_Task statement:_ The listing below begins with the first line you should copy; stop after the line containing "var boundaries = [0, 1, 2, 3, 4, 5, 6];", and drop every picture.

_Raw data:_
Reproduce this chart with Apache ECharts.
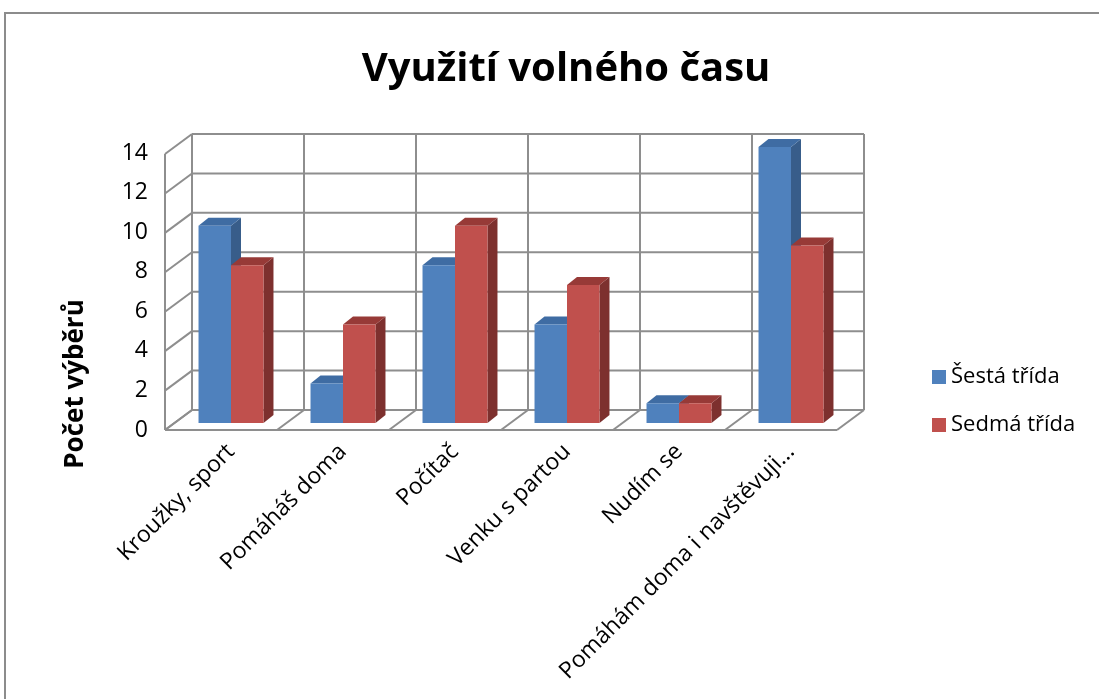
<!DOCTYPE html>
<html>
<head>
<meta charset="utf-8">
<title>Využití volného času</title>
<script src="https://cdn.jsdelivr.net/npm/echarts@6/dist/echarts.min.js"></script>
<style>
  html, body { margin: 0; padding: 0; background: #fff; }
  #main { width: 1099px; height: 699px; }
</style>
</head>
<body>
<div id="main"></div>
<script>
var categories = ["Kroužky, sport", "Pomáháš doma", "Počítač", "Venku s partou", "Nudím se", "Pomáhám doma i navštěvuji..."];
var sesta = [10, 2, 8, 5, 1, 14];
var sedma = [8, 5, 10, 7, 1, 9];
var yTicks = [0, 2, 4, 6, 8, 10, 12, 14];
var boundaries = [0, 1, 2, 3, 4, 5, 6];

var FONT = "'Open Sans', sans-serif";
// posun zadni steny a predni hrany vuci rovine sloupcu (px)
var BACK = [17, -13];
var FRONT = [-10, 7];
var DEPTH = [10, -8]; // hloubka sloupce
var GRID_COLOR = '#8e8e8e';

var myChart = echarts.init(document.getElementById('main'));

function line(x1, y1, x2, y2) {
  return {
    type: 'line',
    shape: { x1: x1, y1: y1, x2: x2, y2: y2 },
    style: { stroke: GRID_COLOR, lineWidth: 2 },
    silent: true
  };
}

// vodorovne cary: leva stena + zadni stena
function renderTick(params, api) {
  var cs = params.coordSys;
  var y = api.coord([0, api.value(1)])[1];
  var children = [
    line(cs.x + FRONT[0], y + FRONT[1], cs.x + BACK[0], y + BACK[1]),
    line(cs.x + BACK[0], y + BACK[1], cs.x + cs.width + BACK[0], y + BACK[1])
  ];
  if (api.value(1) === 0) {
    children.push(line(cs.x + FRONT[0], y + FRONT[1], cs.x + cs.width + FRONT[0], y + FRONT[1]));
  }
  return { type: 'group', children: children };
}

// svisle cary zadni steny + diagonaly na podlaze
function renderBoundary(params, api) {
  var cs = params.coordSys;
  var k = api.value(2);
  var x = cs.x + k * cs.width / categories.length;
  var y0 = api.coord([0, 0])[1];
  var yTop = api.coord([0, yTicks[yTicks.length - 1]])[1];
  var children = [
    line(x + BACK[0], y0 + BACK[1], x + BACK[0], yTop + BACK[1]),
    line(x + FRONT[0], y0 + FRONT[1], x + BACK[0], y0 + BACK[1])
  ];
  if (k === 0) {
    children.push(line(x + FRONT[0], y0 + FRONT[1], x + FRONT[0], yTop + FRONT[1]));
  }
  return { type: 'group', children: children };
}

function makeBar(side, colors) {
  return function (params, api) {
    var top = api.coord([api.value(0), api.value(1)]);
    var base = api.coord([api.value(0), 0]);
    var bw = api.size([1, 0])[0] * 0.29;
    var x0 = side === 0 ? top[0] - bw : top[0];
    var x1 = x0 + bw;
    var yt = top[1], yb = base[1];
    var dx = DEPTH[0], dy = DEPTH[1];
    return {
      type: 'group',
      children: [
        { type: 'polygon', shape: { points: [[x1, yt], [x1 + dx, yt + dy], [x1 + dx, yb + dy], [x1, yb]] }, style: { fill: colors.side } },
        { type: 'polygon', shape: { points: [[x0, yt], [x0 + dx, yt + dy], [x1 + dx, yt + dy], [x1, yt]] }, style: { fill: colors.top } },
        { type: 'rect', shape: { x: x0, y: yt, width: bw, height: yb - yt }, style: { fill: colors.front } }
      ]
    };
  };
}

var blue = { front: '#4f81bd', side: '#385d8a', top: '#3f6ca3' };
var red = { front: '#c0504d', side: '#7d302e', top: '#973a37' };

var option = {
  animation: false,
  backgroundColor: '#fff',
  title: {
    text: 'Využití volného času',
    left: 561,
    top: 45,
    textAlign: 'center',
    textStyle: { fontFamily: FONT, fontSize: 40, fontWeight: 'bold', color: '#000' }
  },
  legend: {
    orient: 'vertical',
    left: 932,
    top: 366,
    padding: 0,
    itemWidth: 14,
    itemHeight: 14,
    itemGap: 26,
    icon: 'rect',
    textStyle: { fontFamily: FONT, fontSize: 22, color: '#000' },
    data: ['Šestá třída', 'Sedmá třída']
  },
  graphic: [
    {
      type: 'rect',
      shape: { x: 5, y: 13, width: 1200, height: 800 },
      style: { fill: 'none', stroke: '#8c8c8c', lineWidth: 2 },
      silent: true
    },
    {
      type: 'text',
      x: 76,
      y: 384,
      rotation: Math.PI / 2,
      style: {
        text: 'Počet výběrů',
        font: "bold 26px 'Open Sans', sans-serif",
        fill: '#000',
        align: 'center',
        verticalAlign: 'middle'
      }
    }
  ],
  grid: [
    { left: 175, top: 147, width: 672, height: 276 },
    { left: 165, top: 153, width: 672, height: 277 }
  ],
  xAxis: [
    {
      type: 'category',
      gridIndex: 0,
      data: categories,
      axisLine: { show: false },
      axisTick: { show: false },
      axisLabel: {
        interval: 0,
        rotate: 45,
        margin: 25,
        fontFamily: FONT,
        fontSize: 23,
        color: '#000'
      }
    },
    { type: 'category', gridIndex: 1, data: categories, show: false }
  ],
  yAxis: [
    { type: 'value', gridIndex: 0, min: 0, max: 14, interval: 2, show: false },
    {
      type: 'value',
      gridIndex: 1,
      min: 0,
      max: 14,
      interval: 2,
      axisLine: { show: false },
      axisTick: { show: false },
      splitLine: { show: false },
      axisLabel: { margin: 17, fontFamily: FONT, fontSize: 23, color: '#000' }
    }
  ],
  series: [
    {
      type: 'custom',
      name: 'mrizka',
      xAxisIndex: 0,
      yAxisIndex: 0,
      renderItem: renderTick,
      data: yTicks.map(function (v) { return [0, v]; }),
      z: 1,
      silent: true
    },
    {
      type: 'custom',
      name: 'hranice',
      xAxisIndex: 0,
      yAxisIndex: 0,
      renderItem: renderBoundary,
      data: boundaries.map(function (k) { return [0, 0, k]; }),
      z: 1,
      silent: true
    },
    {
      type: 'custom',
      name: 'Šestá třída',
      xAxisIndex: 0,
      yAxisIndex: 0,
      itemStyle: { color: blue.front },
      renderItem: makeBar(0, blue),
      data: sesta.map(function (v, i) { return [i, v]; }),
      z: 2
    },
    {
      type: 'custom',
      name: 'Sedmá třída',
      xAxisIndex: 0,
      yAxisIndex: 0,
      itemStyle: { color: red.front },
      renderItem: makeBar(1, red),
      data: sedma.map(function (v, i) { return [i, v]; }),
      z: 3
    }
  ]
};

myChart.setOption(option);
</script>
</body>
</html>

_Output below:_
Reproduce this chart with Apache ECharts.
<!DOCTYPE html>
<html>
<head>
<meta charset="utf-8">
<title>Využití volného času</title>
<script src="https://cdn.jsdelivr.net/npm/echarts@6/dist/echarts.min.js"></script>
<style>
  html, body { margin: 0; padding: 0; background: #fff; }
  #main { width: 1099px; height: 699px; }
</style>
</head>
<body>
<div id="main"></div>
<script>
var categories = ["Kroužky, sport", "Pomáháš doma", "Počítač", "Venku s partou", "Nudím se", "Pomáhám doma i navštěvuji..."];
var sesta = [10, 2, 8, 5, 1, 14];
var sedma = [8, 5, 10, 7, 1, 9];
var yTicks = [0, 2, 4, 6, 8, 10, 12, 14];
var boundaries = [0, 1, 2, 3, 4, 5, 6];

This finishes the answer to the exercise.